The clean response is to re-run the planner.

A small correction to the marginal value can be used as a fallback:

\[ \tilde \pi(E) = \pi(E) + k_-(E^* - E)_+ - k_+(E - E^*)_+ \]

If the battery is much emptier than expected, this raises the value of stored energy. If the battery is much fuller than expected, it lowers the value of stored energy.

This correction should not be the main control law. It is a safety measure for the period between planning runs. When the correction becomes large, the planner should run again.

Three controller types

Four stacked line charts showing live net demand, battery setpoint, resulting grid power, and battery energy for three controller types.
Figure 4: Three real-time control ideas inside a 30 minute window. The strict plan follows a fixed battery schedule. Zero on meter reacts only to the live meter. The value-aware controller reacts to the live meter but uses the planner’s value of stored energy.
Block diagram comparing strict battery plan, zero on meter control, and value-aware control.
Figure 5: Three ways to use a battery plan. The strict plan ignores live meter state. Zero on meter ignores future value. The value-aware controller uses both.

The strict battery plan follows the optimiser’s power setpoint. It is easy to explain but too rigid.

Zero on meter follows the live grid flow. It is fast and useful but blind to the future.

The value-aware controller uses the live meter, the current buy and sell prices, and the marginal value of battery energy from the optimiser.

It does not need a perfect forecast inside the 15 minute window. It needs enough local information to avoid silly actions, and enough long-horizon information to avoid short-sighted ones.

Practical details

A few boring protections make the controller much better.

Filter the live meter signal over 5 to 15 seconds. The battery should respond to real changes, not measurement noise.

Add hysteresis around the thresholds. If discharging becomes attractive at 30 ct/kWh, do not stop again at 29.99 ct/kWh.

Limit setpoint changes. A residential inverter does not need a new command for a 20 W difference.

Use SOC guard bands. If the battery reports 0 to 100 percent, operate inside a narrower range.

Re-run the planner every 15 minutes. Re-run earlier if actual battery energy is far from the planned value, or if the PV forecast is clearly wrong.

Use a fallback. If the optimiser fails or the value curve is stale, fall back to conservative self-consumption or idle mode.

Handle negative export prices explicitly.
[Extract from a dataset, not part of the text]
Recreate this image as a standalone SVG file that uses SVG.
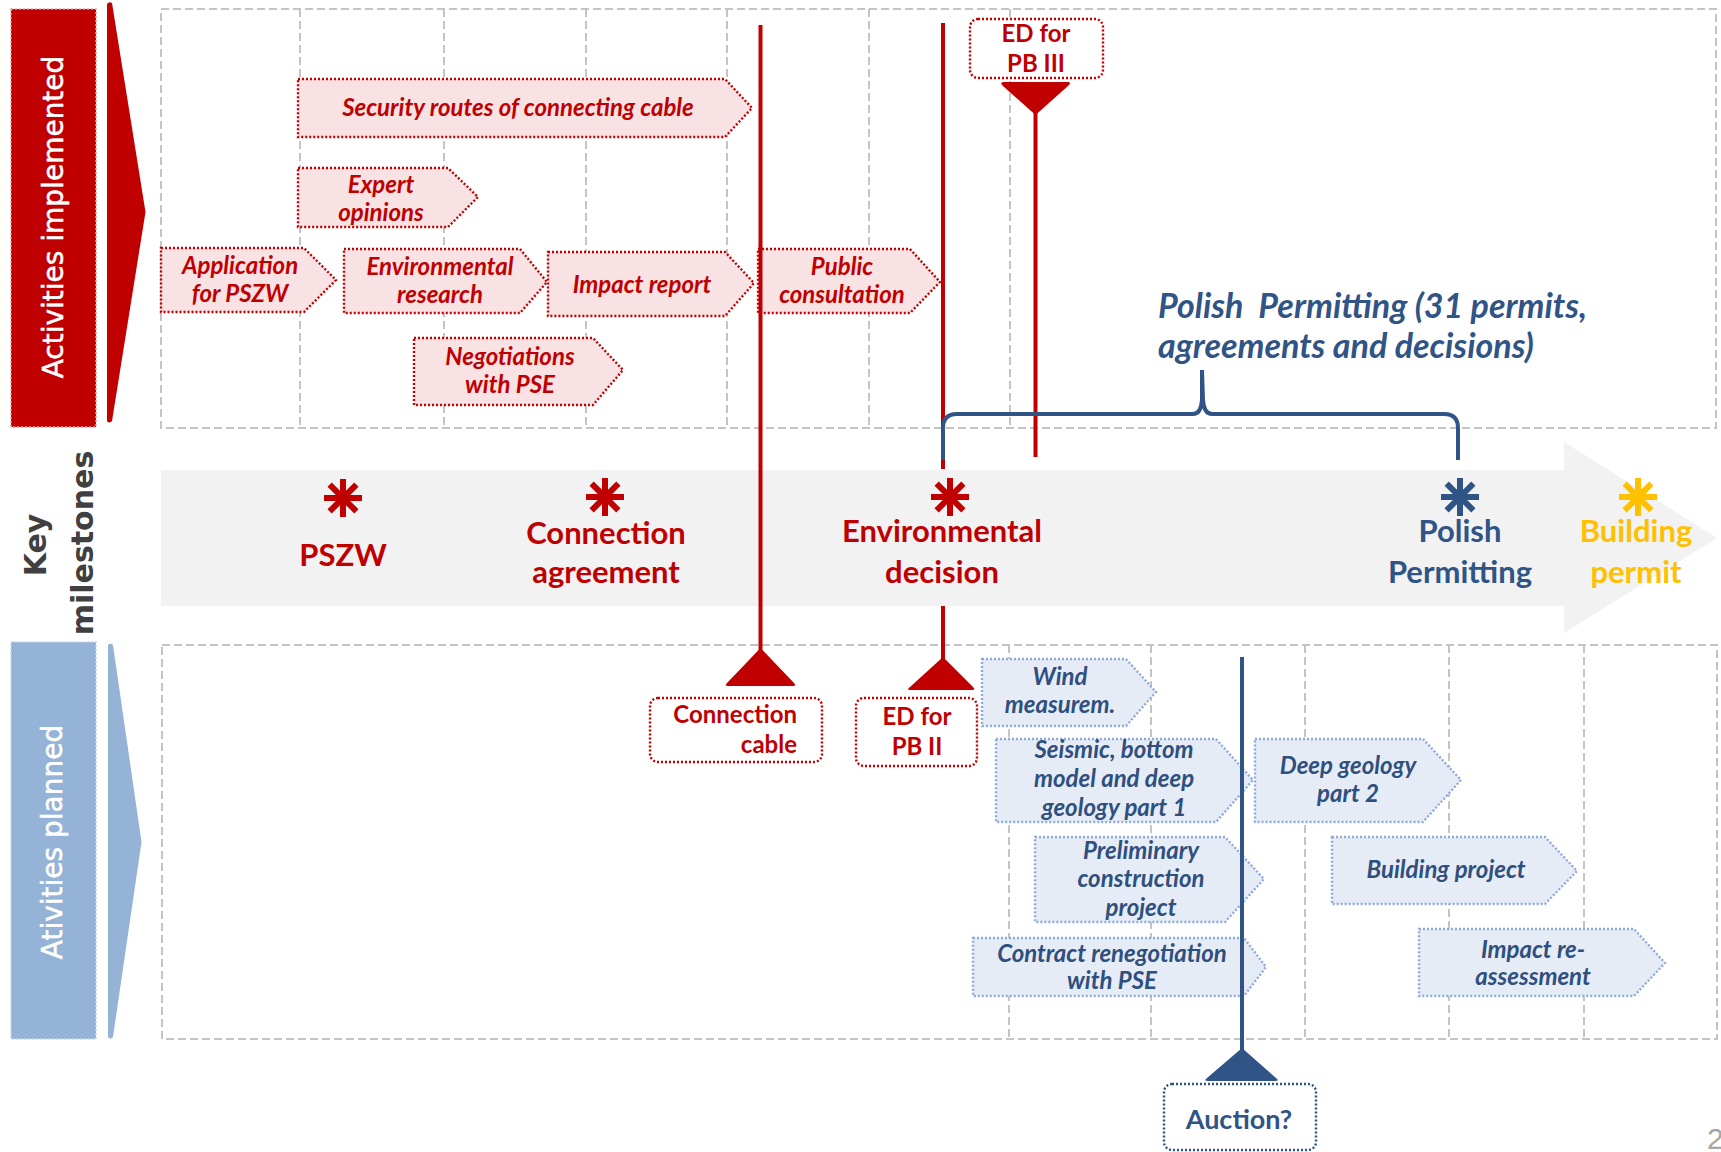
<svg xmlns="http://www.w3.org/2000/svg" width="1721" height="1152" viewBox="0 0 1721 1152">
<style>
.grid{fill:none;stroke:#C4C4C4;stroke-width:2;stroke-dasharray:8 4}
.gl{stroke:#C4C4C4;stroke-width:2;stroke-dasharray:8 4}
.rn{fill:#F8E2E3;stroke:#C00000;stroke-width:2.4;stroke-dasharray:2 2}
.bn{fill:#E5ECF6;stroke:#8EAADB;stroke-width:2.4;stroke-dasharray:2 2}
.rb{fill:#FFFFFF;stroke:#C00000;stroke-width:2.4;stroke-dasharray:2 2}
.bb{fill:#FFFFFF;stroke:#2F5485;stroke-width:2.4;stroke-dasharray:2 2}
.rt{font-family:Lato,"Liberation Sans",sans-serif;font-style:italic;font-weight:bold;font-size:24px;fill:#C00000;text-anchor:middle}
.bt{font-family:Lato,"Liberation Sans",sans-serif;font-style:italic;font-weight:bold;font-size:24px;fill:#2F4F7F;text-anchor:middle}
.bx{font-family:Lato,"Liberation Sans",sans-serif;font-size:24px;font-weight:bold;fill:#C00000;text-anchor:middle}
.ms{font-family:Lato,"Liberation Sans",sans-serif;font-size:31px;font-weight:bold;text-anchor:middle}
.lbl{font-family:"DejaVu Sans",sans-serif;font-size:28px;fill:#FFFFFF;text-anchor:middle;stroke:#FFFFFF;stroke-width:0.5}
.key{font-family:"DejaVu Sans",sans-serif;font-weight:bold;font-size:30px;fill:#404040;text-anchor:middle}
.red{stroke:#C00000;stroke-width:4;fill:none}
.blue{stroke:#2F5485;stroke-width:4;fill:none}
.pp{font-family:Lato,"Liberation Sans",sans-serif;font-style:italic;font-weight:bold;font-size:34px;fill:#2F5485}
</style>
<defs>
<g id="ast"><line x1="0" y1="-19" x2="0" y2="19"/><line x1="-19" y1="0" x2="19" y2="0"/><line x1="-13.4" y1="-13.4" x2="13.4" y2="13.4"/><line x1="-13.4" y1="13.4" x2="13.4" y2="-13.4"/></g>
</defs>
<rect width="1721" height="1152" fill="#FFFFFF"/>

<g id="grid">
<rect class="grid" x="161" y="9" width="1555" height="419"/>
<line class="gl" x1="300" y1="9" x2="300" y2="428"/>
<line class="gl" x1="444" y1="9" x2="444" y2="428"/>
<line class="gl" x1="586" y1="9" x2="586" y2="428"/>
<line class="gl" x1="727" y1="9" x2="727" y2="428"/>
<line class="gl" x1="869" y1="9" x2="869" y2="428"/>
<line class="gl" x1="1010" y1="9" x2="1010" y2="428"/>
<rect class="grid" x="162" y="645" width="1555" height="394"/>
<line class="gl" x1="1009" y1="645" x2="1009" y2="1039"/>
<line class="gl" x1="1151" y1="645" x2="1151" y2="1039"/>
<line class="gl" x1="1305" y1="645" x2="1305" y2="1039"/>
<line class="gl" x1="1449" y1="645" x2="1449" y2="1039"/>
<line class="gl" x1="1584" y1="645" x2="1584" y2="1039"/>
</g>

<g id="label-implemented">
<rect x="11" y="9" width="85" height="418" fill="#C00000" stroke="#E8A0A0" stroke-width="1.5" stroke-dasharray="2 2"/>
<path d="M107,4 Q109,1 112,3 L145.5,212 L112,421 Q109,424 107,421 Z" fill="#C00000"/>
<text class="lbl" transform="translate(63,217) rotate(-90)">Activities implemented</text>
</g>
<g id="label-planned">
<rect x="11" y="642" width="85" height="397" fill="#95B3D7" stroke="#C5D6EA" stroke-width="1.5" stroke-dasharray="2 2"/>
<path d="M108,645 Q110,642 113,645 L141.5,842 L113,1037 Q110,1040 108,1037 Z" fill="#95B3D7"/>
<text class="lbl" transform="translate(62,842) rotate(-90)">Ativities planned</text>
</g>
<g id="label-milestones">
<text class="key" transform="translate(46,545) rotate(-90)">Key</text>
<text class="key" transform="translate(93,543) rotate(-90)">milestones</text>
</g>

<g id="band">
<polygon points="161,470 1564,470 1564,442 1717,538 1564,633 1564,606 161,606" fill="#F2F2F2"/>
</g>

<g id="milestone-pszw">
<use href="#ast" x="343" y="498" stroke="#C00000" stroke-width="6"/>
<text class="ms" x="343" y="566" fill="#C00000">PSZW</text>
</g>
<g id="milestone-connection">
<use href="#ast" x="605" y="497" stroke="#C00000" stroke-width="6"/>
<text class="ms" x="606" y="544" fill="#C00000">Connection</text>
<text class="ms" x="606" y="583" fill="#C00000">agreement</text>
</g>
<g id="milestone-env">
<use href="#ast" x="950" y="497" stroke="#C00000" stroke-width="6"/>
<text class="ms" x="942" y="542" fill="#C00000">Environmental</text>
<text class="ms" x="942" y="583" fill="#C00000">decision</text>
</g>
<g id="milestone-polish">
<use href="#ast" x="1460" y="497" stroke="#2F5485" stroke-width="6"/>
<text class="ms" x="1460" y="542" fill="#2F5485">Polish</text>
<text class="ms" x="1460" y="583" fill="#2F5485">Permitting</text>
</g>
<g id="milestone-building">
<use href="#ast" x="1638" y="497" stroke="#FFC000" stroke-width="6"/>
<text class="ms" x="1636" y="542" fill="#FFC000">Building</text>
<text class="ms" x="1636" y="583" fill="#FFC000">permit</text>
</g>

<g id="node-security">
<polygon class="rn" points="298,79 725,79 752,108 725,137 298,137"/>
<text class="rt" x="518" y="116">Security routes of connecting cable</text>
</g>
<g id="node-expert">
<polygon class="rn" points="298,168 448,168 478,197 448,227 298,227"/>
<text class="rt" x="381" y="193">Expert</text>
<text class="rt" x="381" y="221">opinions</text>
</g>
<g id="node-application">
<polygon class="rn" points="161,248 304,248 336,280 304,312 161,312"/>
<text class="rt" x="240" y="274">Application</text>
<text class="rt" x="240" y="302">for PSZW</text>
</g>
<g id="node-environmental">
<polygon class="rn" points="344,249 520,249 547,282 520,313 344,313"/>
<text class="rt" x="440" y="275">Environmental</text>
<text class="rt" x="440" y="303">research</text>
</g>
<g id="node-impact">
<polygon class="rn" points="548,252 725,252 754,283 725,316 548,316"/>
<text class="rt" x="642" y="293">Impact report</text>
</g>
<g id="node-public">
<polygon class="rn" points="758,249 910,249 940,282 910,313 758,313"/>
<text class="rt" x="842" y="275">Public</text>
<text class="rt" x="842" y="303">consultation</text>
</g>
<g id="node-negotiations">
<polygon class="rn" points="414,338 593,338 623,370 593,405 414,405"/>
<text class="rt" x="510" y="365">Negotiations</text>
<text class="rt" x="510" y="393">with PSE</text>
</g>
<g id="node-ed3">
<rect class="rb" x="970" y="19" width="133" height="59" rx="8"/>
<text class="bx" x="1036" y="42">ED for</text>
<text class="bx" x="1036" y="72">PB III</text>
</g>
<g id="node-cable">
<rect class="rb" x="650" y="698" width="172" height="64" rx="8"/>
<text class="bx" x="797" y="723" style="text-anchor:end">Connection</text>
<text class="bx" x="797" y="753" style="text-anchor:end">cable</text>
</g>
<g id="node-ed2">
<rect class="rb" x="856" y="698" width="121" height="68" rx="8"/>
<text class="bx" x="917" y="725">ED for</text>
<text class="bx" x="917" y="755">PB II</text>
</g>
<g id="node-polish-permitting">
<text class="pp" x="1158" y="318">Polish&#160; Permitting (31 permits,</text>
<text class="pp" x="1158" y="358">agreements and decisions)</text>
</g>

<g id="node-wind">
<polygon class="bn" points="982,659 1126,659 1156,692 1126,726 982,726"/>
<text class="bt" x="1060" y="685">Wind</text>
<text class="bt" x="1060" y="713">measurem.</text>
</g>
<g id="node-seismic">
<polygon class="bn" points="996,739 1216,739 1253,780 1216,822 996,822"/>
<text class="bt" x="1114" y="758">Seismic, bottom</text>
<text class="bt" x="1114" y="787">model and deep</text>
<text class="bt" x="1114" y="816">geology part 1</text>
</g>
<g id="node-deep">
<polygon class="bn" points="1255,739 1423,739 1461,780 1423,822 1255,822"/>
<text class="bt" x="1348" y="774">Deep geology</text>
<text class="bt" x="1348" y="802">part 2</text>
</g>
<g id="node-preliminary">
<polygon class="bn" points="1035,837 1225,837 1264,879 1225,922 1035,922"/>
<text class="bt" x="1141" y="859">Preliminary</text>
<text class="bt" x="1141" y="887">construction</text>
<text class="bt" x="1141" y="916">project</text>
</g>
<g id="node-building">
<polygon class="bn" points="1332,837 1545,837 1577,871 1545,904 1332,904"/>
<text class="bt" x="1446" y="878">Building project</text>
</g>
<g id="node-contract">
<polygon class="bn" points="973,938 1244,938 1266,967 1244,996 973,996"/>
<text class="bt" x="1112" y="962">Contract renegotiation</text>
<text class="bt" x="1112" y="989">with PSE</text>
</g>
<g id="node-reassess">
<polygon class="bn" points="1419,929 1634,929 1665,963 1634,996 1419,996"/>
<text class="bt" x="1533" y="958">Impact re-</text>
<text class="bt" x="1533" y="985">assessment</text>
</g>
<g id="node-auction">
<rect class="bb" x="1164" y="1084" width="152" height="66" rx="8"/>
<text x="1239" y="1129" font-family="Lato, 'Liberation Sans', sans-serif" font-size="27" font-weight="bold" fill="#2F5485" text-anchor="middle">Auction?</text>
</g>

<g id="connectors">
<line class="red" x1="760.5" y1="25" x2="760.5" y2="652"/>
<path d="M760.5,648 L727,683 Q724,686 728,686 L793,686 Q797,686 794,683 Z" fill="#C00000"/>
<line class="red" x1="943" y1="23" x2="943" y2="469"/>
<line class="red" x1="943" y1="606" x2="943" y2="660"/>
<path d="M943,657 L910,687 Q906,690 910,690 L972,690 Q976,690 973,687 Z" fill="#C00000"/>
<line class="red" x1="1035.5" y1="112" x2="1035.5" y2="457"/>
<path d="M1035.5,115 L1003,86 Q999,82 1004,82 L1068,82 Q1072,82 1068,86 Z" fill="#C00000"/>
<path class="blue" d="M943,460 L943,428 Q943,414 957,414 L1193,414 Q1201,414 1202,400 L1202,370 L1203,400 Q1204,414 1212,414 L1444,414 Q1458,414 1458,428 L1458,460" stroke-width="3.5"/>
<line class="blue" x1="1242" y1="657" x2="1242" y2="1050"/>
<path d="M1242,1048 L1207,1078 Q1203,1081 1208,1081 L1275,1081 Q1280,1081 1276,1078 Z" fill="#2F5485"/>
</g>

<text x="1707" y="1149" font-family="'Liberation Sans', sans-serif" font-size="30" fill="#A6A6A6">2</text>
</svg>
If exporting costs money, first try to charge the battery or EV. If that is not possible, curtail PV if the inverter allows it.

None of these changes the main idea. They keep the controller from doing fragile things.

The controller in one paragraph

The 15 minute optimiser computes the future value of stored battery energy. The real-time controller reads the live meter every few seconds. If the house is importing, it discharges only when avoiding import is worth more than keeping the energy. If the house has surplus, it charges only when storing that surplus is worth more than exporting it. Losses and degradation create a deadband. The controller does not need a perfect second-by-second forecast, because the battery state moves slowly and the loop keeps repeating.

The slow optimiser thinks about the day. The fast controller thinks about the next few seconds. The value curve is the contract between them.